Laramie – Steve Ford, director of the University of Wyoming (UW) Center for the Study of Fetal Programming, has worked on understanding the interactions between the mother and fetus in utero to better comprehend the factors involved in fetal growth and development.

“The mother, through her diet, can modulate growth and development of the fetus,” Ford says. “The goal of our research is to look at what changes occur in the mother if we modulate her diet.”

Research at the Center for the Study of Fetal Programming extends beyond livestock and into human health, as well.

“The National Institutes of Health has started a new program where they are trying to develop animal models for human disease,” Ford explains. “We know fetal programming has an impact on human babies. Livestock give us a great model, and sheep are similar, especially with what happens in pregnancy, to humans.”

Studies

Ford’s research at UW started with over- and under-nourishing livestock to look at implications.

“Maternal nutrition should be kept fairly consistent,” he says. “If we modulate maternal nutrition too much, we alter the way the fetus grows and develops. It will develop abnormalities, compared to if it is raised in the farm environment.”

A study conducted at UW looked at over-nourishment of ewes and the impacts on the fetus.

“We’ve been over-nourishing ewes by 150 percent in pregnancy, so they double their body weight,” Ford says. “We find that, when their babies are born, they eat more than those lambs that came from mothers fed a normal diet.”

“These babies also develop obesity and precursors for Type II diabetes,” he continues. “It also alters carcass quality.”

Multiple generations

Ford’s research has pinpointed impacts to the offspring of over-nourished mothers, but the Center for the Study of Fetal Programming is also working on researching the transgenerational passage of genes.

“We can take an F1 offspring from an overfed mother, raise her and feed her a normal diet,” Ford explains. “When she has a lamb, her lamb will have all the problems she had. It seems that when we overfeed a mother, it seems that we have altered the genetics not only in that individual but in her offspring, as well.”

Their research extends three generations currently and will continue to look at impacts of maternal diets on their offspring.

Current research

With a grasp on the fact that diet does impact fetal development, Ford says UW is not working to isolate the genes that are modified when ewes are over-nourished.

“We have collected fetal and maternal tissues,” he adds. “We are working with the New Mexico Genome Research Lab in Santa Fe, N.M. and they’re helping us to come up with the picture of how genes are changing.”
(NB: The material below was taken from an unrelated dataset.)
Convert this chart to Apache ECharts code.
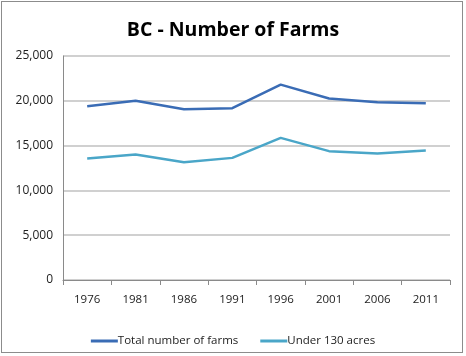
<!DOCTYPE html>
<html><head><meta charset="utf-8">
<script src="https://cdn.jsdelivr.net/npm/echarts@6/dist/echarts.min.js"></script>
<style>
html,body{margin:0;padding:0;background:#fff;}
#wrap{position:absolute;left:1px;top:1px;width:462px;height:352px;border:1px solid #8c8c8c;box-sizing:border-box;}
#chart{position:absolute;left:0;top:0;width:466px;height:356px;}
</style></head>
<body>
<div id="wrap"></div>
<div id="chart"></div>
<script>
const titleText = 'BC - Number of Farms';
const years = ['1976','1981','1986','1991','1996','2001','2006','2011'];
const seriesNames = ['Total number of farms','Under 130 acres'];
const totalFarms = [19400, 20000, 19060, 19170, 21800, 20250, 19840, 19730];
const under130 = [13560, 14010, 13150, 13630, 15860, 14380, 14120, 14450];
const yTicks = [0, 5000, 10000, 15000, 20000, 25000];

const chart = echarts.init(document.getElementById('chart'), null, {renderer:'canvas'});
const font = "'Open Sans', 'DejaVu Sans', sans-serif";
chart.setOption({
  animation:false,
  title:{text:titleText,left:'center',top:15,textStyle:{fontFamily:font,fontWeight:'bold',fontSize:19.5,color:'#000'}},
  grid:{left:63,right:16,top:56,bottom:76,containLabel:false},
  legend:{bottom:4,left:'center',itemWidth:27,itemHeight:3,itemGap:22,icon:'rect',
    textStyle:{fontFamily:font,fontSize:11.5,color:'#222',padding:[0,0,0,-5]},
    data:seriesNames},
  xAxis:{type:'category',data:years,boundaryGap:true,
    axisLine:{lineStyle:{color:'#8a8a8a',width:1}},
    axisTick:{show:true,length:5,inside:false,alignWithLabel:false,lineStyle:{color:'#8a8a8a'}},
    axisLabel:{fontFamily:font,fontSize:11.5,color:'#222',margin:14}},
  yAxis:{type:'value',min:yTicks[0],max:yTicks[yTicks.length-1],interval:5000,
    axisLine:{show:true,lineStyle:{color:'#8a8a8a',width:1}},
    axisTick:{show:false},
    splitLine:{lineStyle:{color:'#c0c0c0',width:1.5}},
    axisLabel:{fontFamily:font,fontSize:12,color:'#222',margin:10,
      formatter:v=>v.toLocaleString('en-US')}},
  series:[
    {name:seriesNames[0],type:'line',data:totalFarms,symbol:'none',smooth:false,
      lineStyle:{color:'#3a6cb5',width:2.5},itemStyle:{color:'#3a6cb5'}},
    {name:seriesNames[1],type:'line',data:under130,symbol:'none',smooth:false,
      lineStyle:{color:'#4aa6c8',width:2.5},itemStyle:{color:'#4aa6c8'}}
  ]
});
</script>
</body></html>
Ford hopes they will help to follow the pathways that occur and which genes are altered to contribute to obesity in offspring of over-nourished mothers.

Unique institution

Research in the center at UW is one-of-a-kind, and Ford says their large animal model makes the research attractive to many academics and students.

Over a dozen graduate students, undergraduates and faculty are working on the project, and UW’s Center for the Study of Fetal Programming also hosts researchers from around the country and across the globe.

“We’ve had about a dozen people collect tissues and take them back to their countries for further research,” Ford says.

He comments, “We’re the last institution using sheep, due to the expense of using a large animal model. We are one of the few groups who have continued to utilize the sheep because it has so much pertinence to the human.”

Many institutions utilize rats for fetal programming research, but Ford says the sheep is more applicable to humans.

“UW is ahead of many other institutions in that the college and department have really listened and encouraged us to think about the importance of fetal programming,” he says.

“We’ve known for a long time that it isn’t just genetics that alters the phenotype of an animal, but it’s also small things,” Ford explains. “In this case, maternal nutrition is driving phenotypic changes to the fetus.”